State Legislature Passes the Massachusetts Disclosure Act
Here’s a little bit of praise and a lot of insults for the lawmakers.
The state legislature has passed the Massachusetts Disclosure Act, which will do a number of good things in the area of campaign finance; they deserve credit for getting it done. But they chose not to do anything to improve their own disclosure requirements, and they deserve to be insulted for that.
Before I deliver the insults, here’s the good news. So-called Super PACs will be required to disclose donors as they spend money on local races, and even list top donors on advertisements. They can probably still do some sneaky maneuvers to delay discovery of the ultimate sources of money if they really want to, but at least such deliberate evasiveness will be much more apparent, while most cases will actually be fairly transparent.
The bill also adds some needed changes to disclosure rules around regular political action committees.
And, in a long-overdue move, the individual annual contribution limit will be raised from $500 to $1,000—which catches things up to inflation since the cap was set in 1994, and will allow candidates to at least raise something close to enough to actually inform and engage voters.
There are plenty of ways that the bill could have been better, but all legislation involves compromise, and this is a legitimate accomplishment that goes further than skeptics (including me) might have expected. So, it is receiving praise from Common Cause Massachusetts, MassVOTE and other groups. And from me.
OK, that’s the praise.
Now, I want you to take note that this bill passed on July 31 of an even-numbered year—that is, on the last day of the formal session, as the lawmakers break and go home to seek re-election this fall. A lot of legislation gets passed the last day of the formal session.
It might be interesting to know, as lawmakers take these votes, whether they have recently been pumped fat with shady shekels from representatives of an industry or interest group with high stakes in the bills. Sadly, we are not privy to such info, just as we were kept in the dark as they passed the latest state budget earlier this year.
The first donor-disclosure deadline for state legislators in an election year is not until eight days before the primary election—seven days this year, because of Labor Day. So we’ll get our first look at contributions since January 1, on or slightly before September 2.
I went mildly ballistic at this when the legislature last updated disclosure frequency not so many years ago. Setting their own disclosure deadlines in a way that ensures secrecy throughout the heart of budget- and bill-passing months is the act of pathetic, cretinous, subterranean, cowardly, duplicitous, arrogant, fatuous weasels. Or, so it seems to me.
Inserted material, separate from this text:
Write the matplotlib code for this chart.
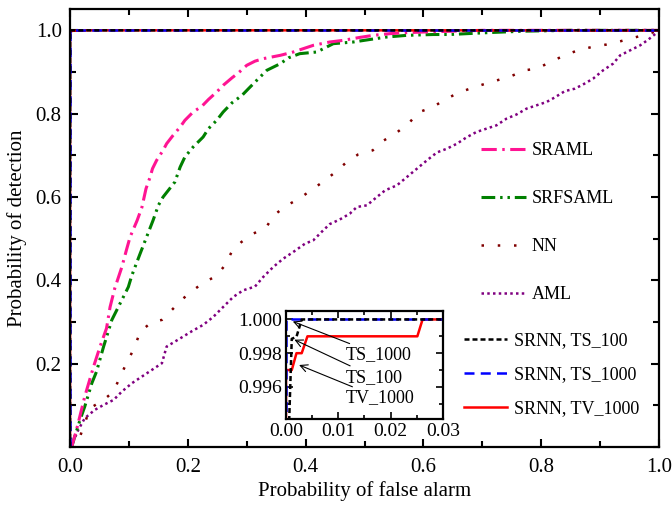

The House passed the bill without any change to their own deadlines. The Senate, to their credit, added a watered-down version of an already too-weak standalone bill from Cynthia Creem, which would have at least made an effort to make the information available in time for voters to consider in the event of a primary challenge, which, for many of the Democratic incumbents, is the only real threat to re-election.
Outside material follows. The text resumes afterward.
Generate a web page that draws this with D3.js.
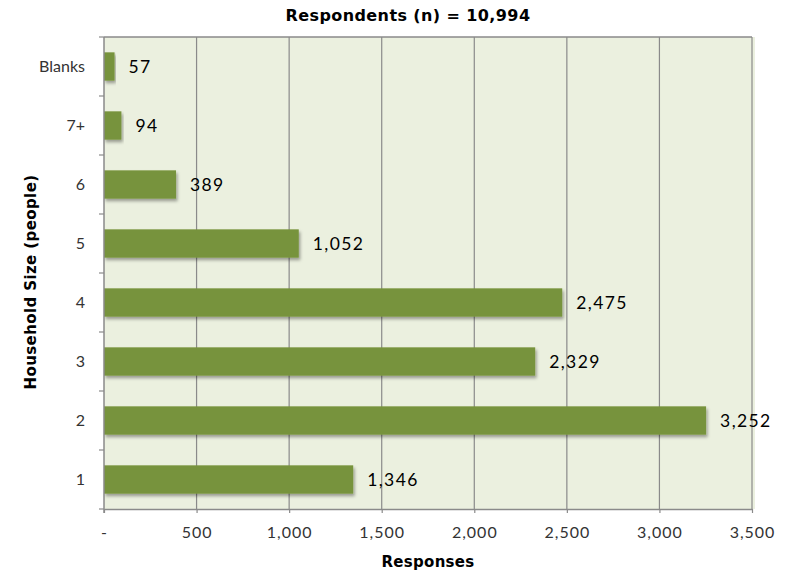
<!DOCTYPE html>
<html>
<head>
<meta charset="utf-8">
<script src="https://cdn.jsdelivr.net/npm/d3@7"></script>
<style>
  html, body { margin: 0; padding: 0; background: #ffffff; }
  svg { display: block; }
  .tick text { font-family: "Lato", "Open Sans", sans-serif; }
</style>
</head>
<body>
<svg id="chart" width="789" height="573"></svg>
<script>
// Household size categories, top to bottom
const categories = ["Blanks", "7+", "6", "5", "4", "3", "2", "1"];
// Number of responses per category
const responses = [57, 94, 389, 1052, 2475, 2329, 3252, 1346];
// X axis tick values and labels
const xTicks = [0, 500, 1000, 1500, 2000, 2500, 3000, 3500];
const xTickLabels = ["-", "500", "1,000", "1,500", "2,000", "2,500", "3,000", "3,500"];

const svg = d3.select("#chart");
const margin = { top: 37, right: 37, bottom: 64, left: 104 };
const width = 789 - margin.left - margin.right;
const height = 573 - margin.top - margin.bottom;

const defs = svg.append("defs");
const shadow = defs.append("filter").attr("id", "barShadow")
  .attr("x", "-5%").attr("y", "-20%").attr("width", "115%").attr("height", "160%");
shadow.append("feDropShadow").attr("dx", 1.5).attr("dy", 2.5)
  .attr("stdDeviation", 1.6).attr("flood-color", "#000").attr("flood-opacity", 0.35);

const g = svg.append("g").attr("transform", `translate(${margin.left},${margin.top})`);

const x = d3.scaleLinear().domain([0, 3500]).range([0, width]);
const y = d3.scaleBand().domain(categories).range([0, height]).paddingInner(0.52).paddingOuter(0.26);

// Plot background
g.append("rect").attr("x", 0).attr("y", 0).attr("width", width + 3).attr("height", height)
  .attr("fill", "#ebf0df");

// Vertical gridlines
g.append("g").selectAll("line").data(xTicks.slice(1)).join("line")
  .attr("x1", d => x(d)).attr("x2", d => x(d))
  .attr("y1", 0).attr("y2", height)
  .attr("stroke", "#8a8a8a").attr("stroke-width", 1.2);

// Top border
g.append("line").attr("x1", 0).attr("x2", width).attr("y1", 0).attr("y2", 0)
  .attr("stroke", "#8a8a8a").attr("stroke-width", 1.5);

// Bars
g.append("g").selectAll("rect").data(categories).join("rect")
  .attr("x", 0)
  .attr("y", d => y(d))
  .attr("width", (d, i) => x(responses[i]))
  .attr("height", y.bandwidth())
  .attr("fill", "#77933c")
  .attr("filter", "url(#barShadow)");

// Value labels
g.append("g").selectAll("text").data(categories).join("text")
  .attr("x", (d, i) => x(responses[i]) + 14)
  .attr("y", d => y(d) + y.bandwidth() / 2)
  .attr("dy", "0.36em")
  .attr("font-family", "Lato, 'Open Sans', sans-serif")
  .attr("font-size", 17.5)
  .attr("letter-spacing", "1.4px")
  .attr("fill", "#000")
  .text((d, i) => d3.format(",")(responses[i]));

// X axis
const xAxis = d3.axisBottom(x).tickValues(xTicks)
  .tickFormat((d, i) => xTickLabels[i]).tickSizeInner(4).tickSizeOuter(0).tickPadding(14);
const gx = g.append("g").attr("transform", `translate(0,${height})`).call(xAxis);
gx.select(".domain").attr("stroke", "#8a8a8a").attr("stroke-width", 1.5);
gx.selectAll(".tick line").attr("stroke", "#8a8a8a").attr("stroke-width", 1.2);
gx.selectAll(".tick text").attr("font-size", 16).attr("fill", "#333").attr("letter-spacing", "1px");

// Y axis: ticks sit on the band boundaries
const boundaries = d3.range(categories.length + 1).map(i => i * height / categories.length);
const gy = g.append("g");
gy.append("line").attr("x1", 0).attr("x2", 0).attr("y1", 0).attr("y2", height + 4)
  .attr("stroke", "#8a8a8a").attr("stroke-width", 1.5);
gy.selectAll("line.bt").data(boundaries).join("line").attr("class", "bt")
  .attr("x1", -5).attr("x2", 0).attr("y1", d => d).attr("y2", d => d)
  .attr("stroke", "#8a8a8a").attr("stroke-width", 1.2);
gy.selectAll("text").data(categories).join("text")
  .attr("x", -19)
  .attr("y", d => y(d) + y.bandwidth() / 2)
  .attr("dy", "0.36em")
  .attr("text-anchor", "end")
  .attr("font-family", "Lato, 'Open Sans', sans-serif")
  .attr("font-size", 16)
  .attr("fill", "#333")
  .text(d => d);

// Title
svg.append("text").attr("x", 408).attr("y", 21)
  .attr("text-anchor", "middle")
  .attr("font-family", "'DejaVu Sans', sans-serif").attr("font-weight", "bold")
  .attr("font-size", 16).attr("letter-spacing", "0.4px").attr("fill", "#000")
  .text("Respondents (n) = 10,994");

// X axis title
svg.append("text").attr("x", margin.left + width / 2).attr("y", 567)
  .attr("text-anchor", "middle")
  .attr("font-family", "'DejaVu Sans', sans-serif").attr("font-weight", "bold")
  .attr("font-size", 15).attr("letter-spacing", "0.3px").attr("fill", "#000")
  .text("Responses");

// Y axis title
svg.append("text")
  .attr("transform", `translate(36,${margin.top + height / 2 + 9}) rotate(-90)`)
  .attr("text-anchor", "middle")
  .attr("font-family", "'DejaVu Sans', sans-serif").attr("font-weight", "bold")
  .attr("font-size", 15).attr("letter-spacing", "0.4px").attr("fill", "#000")
  .text("Household Size (people)");
</script>
</body>
</html>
That went into conference committee, where leaders from the House and Senate agreed to snip that section out before moving it along to final passage.
To be fair, I do understand that earlier disclosure would be somewhat burdensome for lawmakers, who do not use the type of depository accounts (required of candidates for statewide and some other offices) for which banks take care of periodic reporting requirements. And, most legislators aren’t carrying around a lot of campaign staff to do the work.
Legitimate points. To which I respond: cry me a river, you craven, hypocritical, perfidious, dissembling, serpentine scoundrels.